H-shares are more sensitive to U.S. rate cuts and previously had lower valuations, making them likely beneficiaries of the Fed’s actions. Additionally, billions of dollars could flow back into China from overseas due to the U.S. rate cuts, potentially boosting the market further if China can sustain economic recovery.

Gold Remains A Safe Haven

For HNWIs, gold remains a favored wealth safeguard investment during the rate-cut cycle. Major financial institutions like Goldman Sachs and UBS recommend buying gold, predicting prices could soon reach USD 2,700 per ounce. Lower interest rates reduce the opportunity cost of holding gold, a non-yielding asset, while ongoing geopolitical tensions enhance its appeal as a haven.

Bond prices typically rise when interest rates fall, making bonds an attractive option in the current environment. Government bonds, high-yield bonds, and investment-grade bonds are particularly appealing. Corporate bonds from strong economies like South Korea and Indonesia are gaining interest in Asia. JD.com and Alibaba offer attractive bonds due to their strong cash flows and defensive positions.
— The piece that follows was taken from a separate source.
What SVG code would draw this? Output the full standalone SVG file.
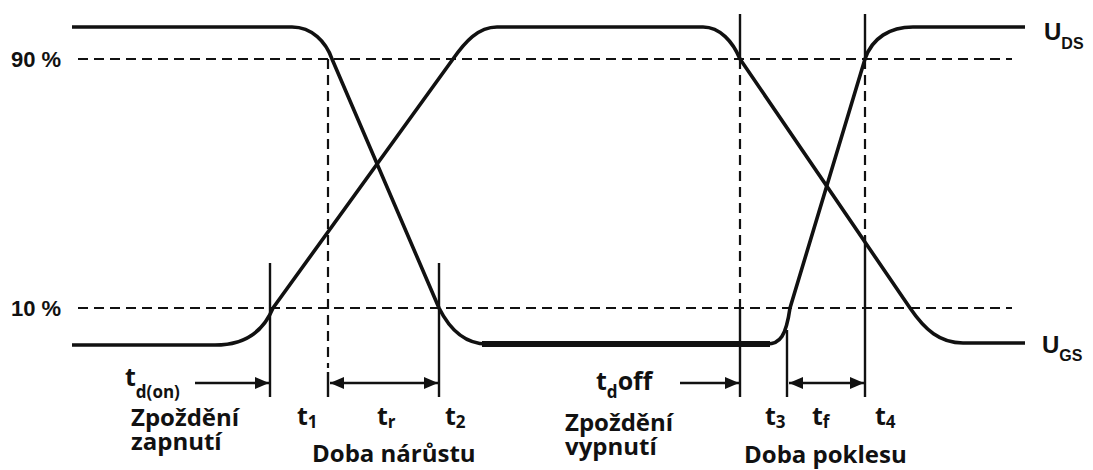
<svg xmlns="http://www.w3.org/2000/svg" width="1093" height="470" viewBox="0 0 1093 470">
<style>
.bg{fill:#fff}
.dash{stroke:#111;stroke-width:2.2;stroke-dasharray:10 6;fill:none}
.vd{stroke:#111;stroke-width:2.2;stroke-dasharray:10 6;fill:none}
.vs{stroke:#111;stroke-width:2.4;fill:none}
.curve{stroke:#111;stroke-width:3.6;fill:none;stroke-linejoin:round}
.thick{stroke:#111;stroke-width:6;fill:none}
.arr{stroke:#111;stroke-width:2.6;fill:none}
.pct{font-family:"Liberation Sans",Arial,sans-serif;font-weight:bold;font-size:22px;fill:#111}
.u{font-family:"Liberation Sans",Arial,sans-serif;font-weight:bold;font-size:24px;fill:#111}
.usub{font-family:"Liberation Sans",Arial,sans-serif;font-weight:bold;font-size:16px;fill:#111}
.lbl{font-family:"Open Sans","DejaVu Sans",sans-serif;font-weight:bold;font-size:24px;fill:#111}
.t{font-family:"Open Sans","DejaVu Sans",sans-serif;font-weight:bold;font-size:25px;fill:#111}
.ts{font-family:"Open Sans","DejaVu Sans",sans-serif;font-weight:bold;font-size:17px;fill:#111}
</style>
<defs>
<marker id="ah" viewBox="0 0 14 12" refX="14" refY="6" markerWidth="14" markerHeight="12" markerUnits="userSpaceOnUse" orient="auto-start-reverse">
<path d="M0,0 L14,6 L0,12 z" fill="#111"/>
</marker>
</defs>
<rect class="bg" x="0" y="0" width="1093" height="470"/>
<g id="levels">
<line class="dash" x1="78" y1="59" x2="1012" y2="59"/>
<line class="dash" x1="78" y1="308" x2="1012" y2="308"/>
<text class="pct" x="11" y="67">90 %</text>
<text class="pct" x="11" y="316">10 %</text>
</g>
<g id="connectors">
<line class="vs" x1="270" y1="263" x2="270" y2="397"/>
<line class="vd" x1="328" y1="59" x2="328" y2="368"/>
<line class="vs" x1="328" y1="372" x2="328" y2="397"/>
<line class="vs" x1="439" y1="263" x2="439" y2="397"/>
<line class="vs" x1="740" y1="14" x2="740" y2="59"/>
<line class="vd" x1="740" y1="59" x2="740" y2="308"/>
<line class="vs" x1="740" y1="308" x2="740" y2="397"/>
<line class="vs" x1="787" y1="330" x2="787" y2="397"/>
<line class="vs" x1="865" y1="14" x2="865" y2="59"/>
<line class="vd" x1="865" y1="59" x2="865" y2="236"/>
<line class="vs" x1="865" y1="236" x2="865" y2="397"/>
<line class="arr" x1="195" y1="383" x2="269" y2="383" marker-end="url(#ah)"/>
<line class="arr" x1="330" y1="383" x2="438" y2="383" marker-start="url(#ah)" marker-end="url(#ah)"/>
<line class="arr" x1="680" y1="383" x2="739" y2="383" marker-end="url(#ah)"/>
<line class="arr" x1="789" y1="383" x2="864" y2="383" marker-start="url(#ah)" marker-end="url(#ah)"/>
</g>
<g id="uds">
<path class="curve" d="M72,27 H292 C312,27 326,42 332,59 L439,308 C450,330 465,344 487,344 H767 C780,344 786,336 790,308 L865,59 C872,38 890,27 913,27 H1025"/>
<line class="thick" x1="482" y1="344" x2="770" y2="344"/>
<text class="u" x="1044" y="40">U<tspan class="usub" dy="9">DS</tspan></text>
</g>
<g id="ugs">
<path class="curve" d="M72,345 H215 C240,345 262,335 273,308 L453,59 C465,42 478,27 497,27 H703 C720,27 733,42 740,59 L910,308 C925,330 940,343 963,343 H1025"/>
<text class="u" x="1042" y="353">U<tspan class="usub" dy="8">GS</tspan></text>
</g>
<g id="turn-on">
<text class="t" x="125" y="386">t<tspan class="ts" dy="12">d(on)</tspan></text>
<text class="lbl" x="131" y="426">Zpoždění</text>
<text class="lbl" x="131" y="450">zapnutí</text>
<text class="t" x="297" y="425">t<tspan class="ts" dy="3">1</tspan></text>
<text class="t" x="377" y="425">t<tspan class="ts" dy="3">r</tspan></text>
<text class="t" x="445" y="425">t<tspan class="ts" dy="3">2</tspan></text>
<text class="lbl" x="312" y="462">Doba nárůstu</text>
</g>
<g id="turn-off">
<text class="t" x="596" y="390">t<tspan class="ts" dy="8">d</tspan><tspan dy="-8">off</tspan></text>
<text class="lbl" x="565" y="431">Zpoždění</text>
<text class="lbl" x="565" y="455">vypnutí</text>
<text class="t" x="765" y="425">t<tspan class="ts" dy="3">3</tspan></text>
<text class="t" x="812" y="425">t<tspan class="ts" dy="3">f</tspan></text>
<text class="t" x="875" y="425">t<tspan class="ts" dy="3">4</tspan></text>
<text class="lbl" x="744" y="463">Doba poklesu</text>
</g>
</svg>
Currency fluctuations also play a role in bond investments. A weaker U.S. dollar can make currencies like the Indonesian rupiah and Japanese yen more attractive, adding another layer of potential returns. However, investors must navigate the risks associated with currency volatility.

Conclusion: Diversification is Key to Resilience

Diversification is crucial for HNWIs navigating this rate-cut cycle. Beyond traditional equities and bonds, alternative investments like real estate, private equity, hedge funds, and venture capital offer varied opportunities to protect and grow wealth. Strategic allocation across different asset classes can enhance portfolio resilience and flexibility.

Understanding the relationships between different investments—such as how gold can protect against stock market volatility or how Asian bonds offer higher yields, enabling investors to build robust and adaptable portfolios. Investors must approach these opportunities with careful analysis and strategic planning.